Group Layoff Disclosure Requirements
When an employer lays off a group of workers and offers severance with ADEA waivers, OWBPA requires disclosure of:
- The decisional unit considered for the layoff
- The eligibility factors for the program
- The job titles and ages of all employees selected and not selected for the program
This disclosure must be given to each employee along with 45 days to consider the agreement. The purpose is to allow older workers to detect whether age influenced the selection.

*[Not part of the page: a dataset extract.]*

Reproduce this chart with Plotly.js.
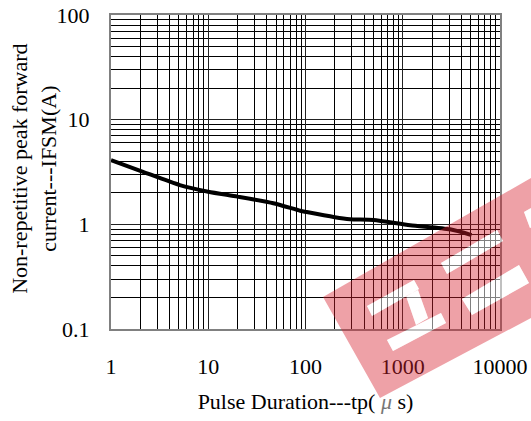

Evaluating Whether to Sign
| Factor Favoring Signing | Factor Against Signing (or Negotiating First) |
|---|---|
| Severance pay significantly exceeds what you'd likely recover in litigation | Strong evidence of discrimination or retaliation |
| No viable legal claims against the employer | Claims were filed before the termination (retaliation timeline) |
| Immediate financial need | Non-compete clause would restrict your career |
| Employer offering COBRA subsidy or outplacement | Agreement waives unknown claims without fair compensation |
| Clean separation allows reference letter | Confidentiality clause prevents you from warning others of misconduct |
What Cannot Be Released
Some rights cannot be waived through a severance agreement, regardless of what the document says:
- The right to file a charge with the EEOC (though the right to monetary recovery from the claim can be waived)
- Workers' compensation claims (in most states)
- Claims for vested pension or 401(k) benefits under ERISA
- Claims arising after the agreement's effective date
- Unemployment insurance eligibility (though agreements sometimes include false statements employers will not contest it)
Negotiating a Severance Agreement
Severance terms are often negotiable, particularly when legal exposure exists. Employees frequently secure:
- More weeks of pay than initially offered
- Extended health insurance coverage beyond COBRA
- Removal of or narrowing of non-compete clauses
- Neutral reference agreements specifying exactly what will be said
- Accelerated vesting of equity awards
- Outplacement services
Consulting an employment attorney during the consideration period — before signing — is advisable when significant claims may exist, when the severance amount is substantial, or when non-compete or other restrictive covenant provisions could affect future employment. The 21 or 45 day consideration period exists precisely for this purpose.
This article is for informational purposes only and does not constitute legal advice.